The study found that when workers sensed a growing likelihood they might lose their jobs, they quickly pared their spending on a large and diverse basket of discretionary consumer goods. These included both standard purchases and big-ticket items, from gardening supplies and vacations to cars and dishwashers.

The analysis was based on a survey of some 2,500 workers who were asked about their spending patterns and also asked to estimate their own chances of becoming unemployed over the coming year. The survey was conducted between 2009 and 2013, when the U.S. jobless rate at one point approached 10 percent.

Not surprisingly, fixed expenses such as the rent or monthly mortgage payment were not cut in the near term. But RAND researchers Michael Hurd and Susann Rohwedder estimated that each 10 percentage point rise in a worker’s perceived likelihood of losing his or her job over the next year resulted in about a 2 percent average reduction in spending, within a month, on that basket of discretionary purchases.
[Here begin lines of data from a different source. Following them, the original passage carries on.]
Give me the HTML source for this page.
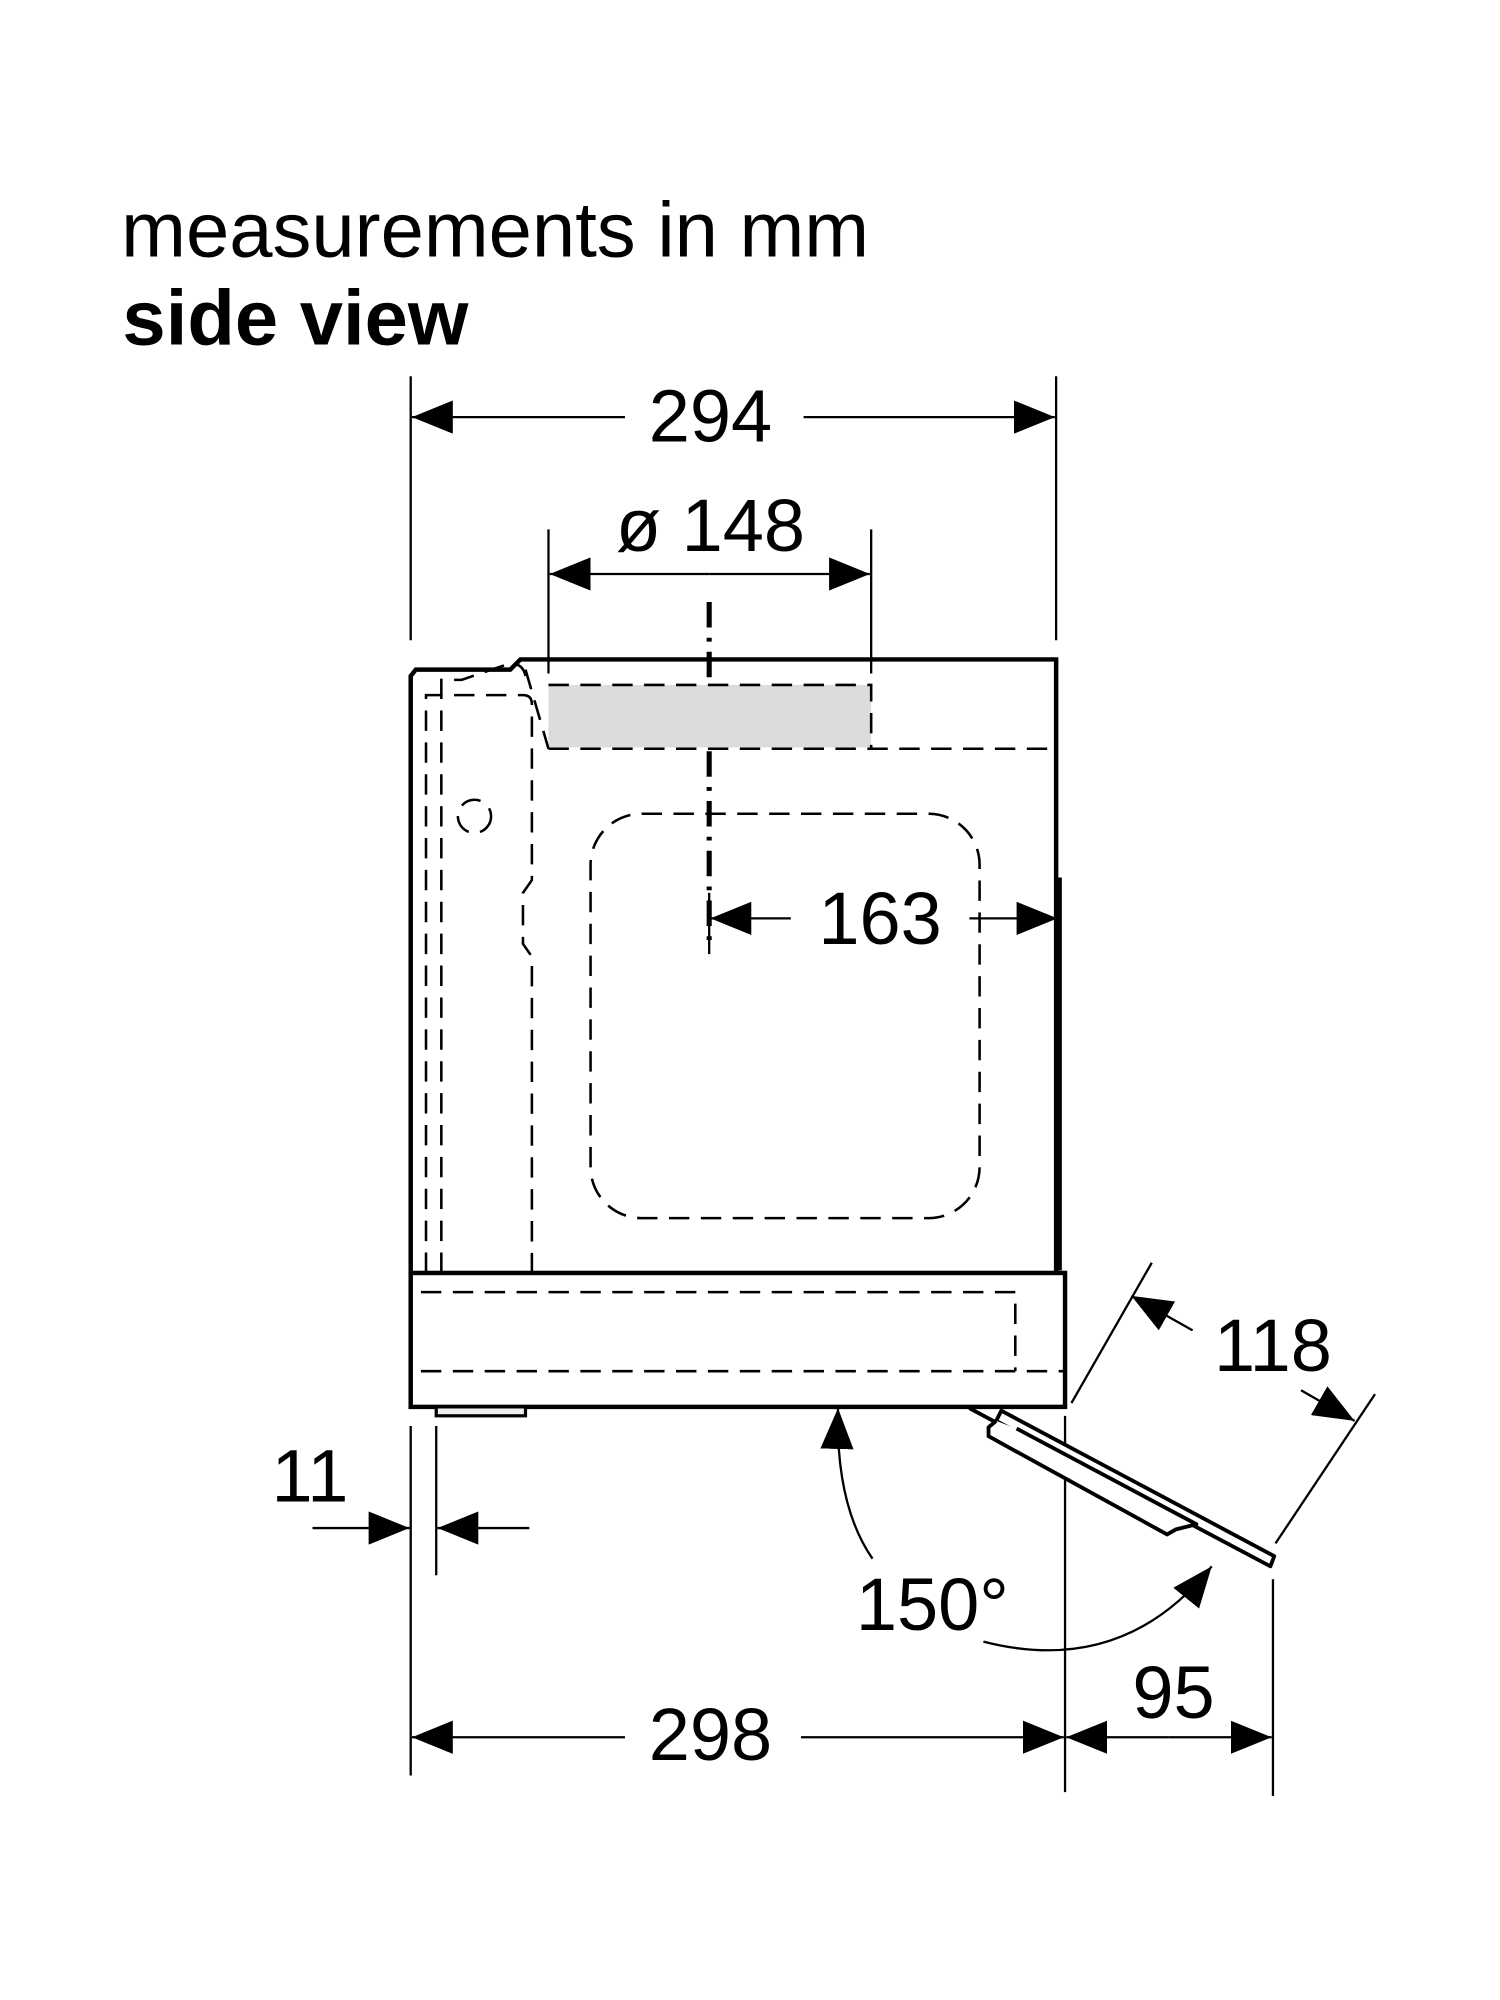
<!DOCTYPE html>
<html><head><meta charset="utf-8"><style>
html,body{margin:0;padding:0;background:#fff;width:1500px;height:2000px;overflow:hidden}
svg{display:block}
text{font-family:"Liberation Sans",Arial,sans-serif;fill:#000}
</style></head><body>
<svg width="1500" height="2000" viewBox="0 0 1176 1568" xmlns="http://www.w3.org/2000/svg">
<defs>
<marker id="a" viewBox="0 0 32 26" refX="32" refY="13" markerWidth="32" markerHeight="26" markerUnits="userSpaceOnUse" orient="auto"><path d="M0,0 L32,13 L0,26 Z" fill="#000"/></marker>
</defs>
<text x="95" y="201" font-size="61">measurements in mm</text>
<text x="96" y="270" font-size="61" font-weight="bold">side view</text>

<g stroke="#000" stroke-width="1.8" fill="none">
<line x1="322" y1="295" x2="322" y2="502"/>
<line x1="828" y1="295" x2="828" y2="502"/>
<line x1="490" y1="327" x2="323" y2="327" marker-end="url(#a)"/>
<line x1="630" y1="327" x2="827" y2="327" marker-end="url(#a)"/>
<line x1="430" y1="415" x2="430" y2="528"/>
<line x1="683" y1="415" x2="683" y2="528"/>
<line x1="556" y1="450" x2="431" y2="450" marker-end="url(#a)"/>
<line x1="556" y1="450" x2="682" y2="450" marker-end="url(#a)"/>
<line x1="556" y1="700" x2="556" y2="748"/>
<line x1="620" y1="720" x2="557" y2="720" marker-end="url(#a)"/>
<line x1="760" y1="720" x2="829" y2="720" marker-end="url(#a)"/>
<line x1="831" y1="688" x2="831" y2="996" stroke-width="3"/>
<line x1="342" y1="1118" x2="342" y2="1235"/>
<line x1="322" y1="1118" x2="322" y2="1392"/>
<line x1="245" y1="1198" x2="321" y2="1198" marker-end="url(#a)"/>
<line x1="415" y1="1198" x2="343" y2="1198" marker-end="url(#a)"/>
<line x1="835" y1="1110" x2="835" y2="1405"/>
<line x1="998" y1="1238" x2="998" y2="1408"/>
<line x1="490" y1="1362" x2="323" y2="1362" marker-end="url(#a)"/>
<line x1="628" y1="1362" x2="834" y2="1362" marker-end="url(#a)"/>
<line x1="916" y1="1362" x2="836" y2="1362" marker-end="url(#a)"/>
<line x1="916" y1="1362" x2="997" y2="1362" marker-end="url(#a)"/>
<line x1="840" y1="1100" x2="903" y2="990"/>
<line x1="1000" y1="1210" x2="1078" y2="1093"/>
<line x1="935" y1="1043" x2="887" y2="1016" marker-end="url(#a)"/>
<line x1="1020" y1="1090" x2="1062" y2="1114" marker-end="url(#a)"/>
<path d="M684,1222 Q655,1180 657,1104" marker-end="url(#a)"/>
<path d="M771,1287 Q880,1315 950,1228" marker-end="url(#a)"/>
</g>

<path d="M556,472 V745" stroke="#000" stroke-width="4" stroke-dasharray="20,8,3,8" fill="none"/>

<rect x="430" y="537" width="253" height="49" fill="#dcdcdc"/>

<path d="M322,998 V530 L326,525 H400 L408,517 H828 V998" stroke="#000" stroke-width="3.5" fill="none"/>
<rect x="322" y="998" width="513" height="105" stroke="#000" stroke-width="3.5" fill="#fff"/>
<rect x="342" y="1103" width="70" height="7" stroke="#000" stroke-width="2.5" fill="#eee"/>

<g stroke="#000" stroke-width="2" fill="none" stroke-dasharray="16,9">
<path d="M430,537 H683 V586"/>
<path d="M430,587 H826"/>
<path d="M412,525 L430,587"/>
<rect x="463" y="638" width="305" height="317" rx="40"/>
<path d="M330,1013 H796 V1075"/>
<path d="M330,1075 H834"/>
<path d="M334,998 V545 H410 Q417,545 417,552 V690 L410,700 V740 L417,750 V998"/>
<path d="M346,998 V533 H362 L400,520 Q410,520 412,530"/>
<circle cx="372" cy="640" r="13"/>
</g>

<g stroke="#000" stroke-width="3" fill="#fff" stroke-linejoin="round">
<path d="M760,1104 L790,1120"/>
<path d="M785,1106 L999,1220 L996,1228 L781,1114 Z"/>
<path d="M781,1114 L775,1119 L775,1126 L915,1203 L922,1199 L938,1195 L797,1120"/>
</g>

<g font-size="58">
<text x="557" y="346" text-anchor="middle">294</text>
<text x="557" y="432" text-anchor="middle">ø 148</text>
<text x="690" y="740" text-anchor="middle">163</text>
<text x="998" y="1075" text-anchor="middle">118</text>
<text x="243" y="1177" text-anchor="middle">11</text>
<text x="731" y="1278" text-anchor="middle">150°</text>
<text x="557" y="1380" text-anchor="middle">298</text>
<text x="920" y="1347" text-anchor="middle">95</text>
</g>
</svg>
</body></html>
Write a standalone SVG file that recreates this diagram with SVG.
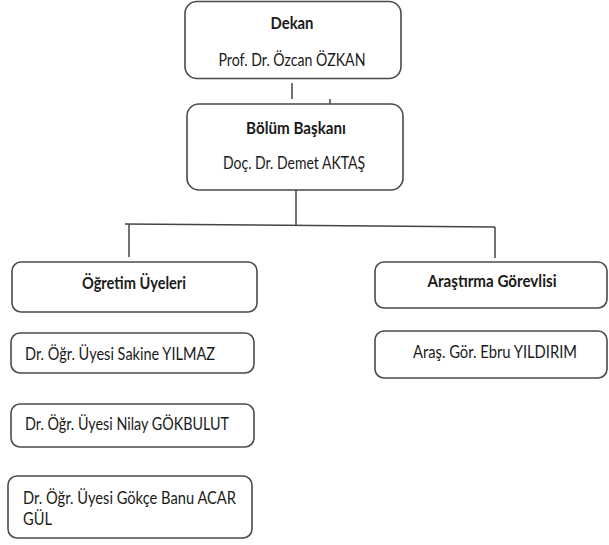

The researchers controlled for income, marital status, household size and other factors that influence spending.

Their study also identified specific budget items that were reduced significantly:
• Drinking and dining at bars, cafes and restaurants.
• Personal care products, such as shaving cream, the hair dresser, and moisturizing lotion.
• Clothing, and accessories such as shoes and watches.
• Entertainment, such as movies, sporting events, and concerts.

For workers who become unemployed or would just like to save more, this study provides some indication on how much their budgets could quickly be cut.

Full disclosure: The research cited in this post was funded by a grant from the U.S. Social Security Administration (SSA) through the Retirement Research Consortium, which also funds this blog. The opinions and conclusions expressed are solely those of the blog’s author and do not represent the opinions or policy of SSA or any agency of the federal government.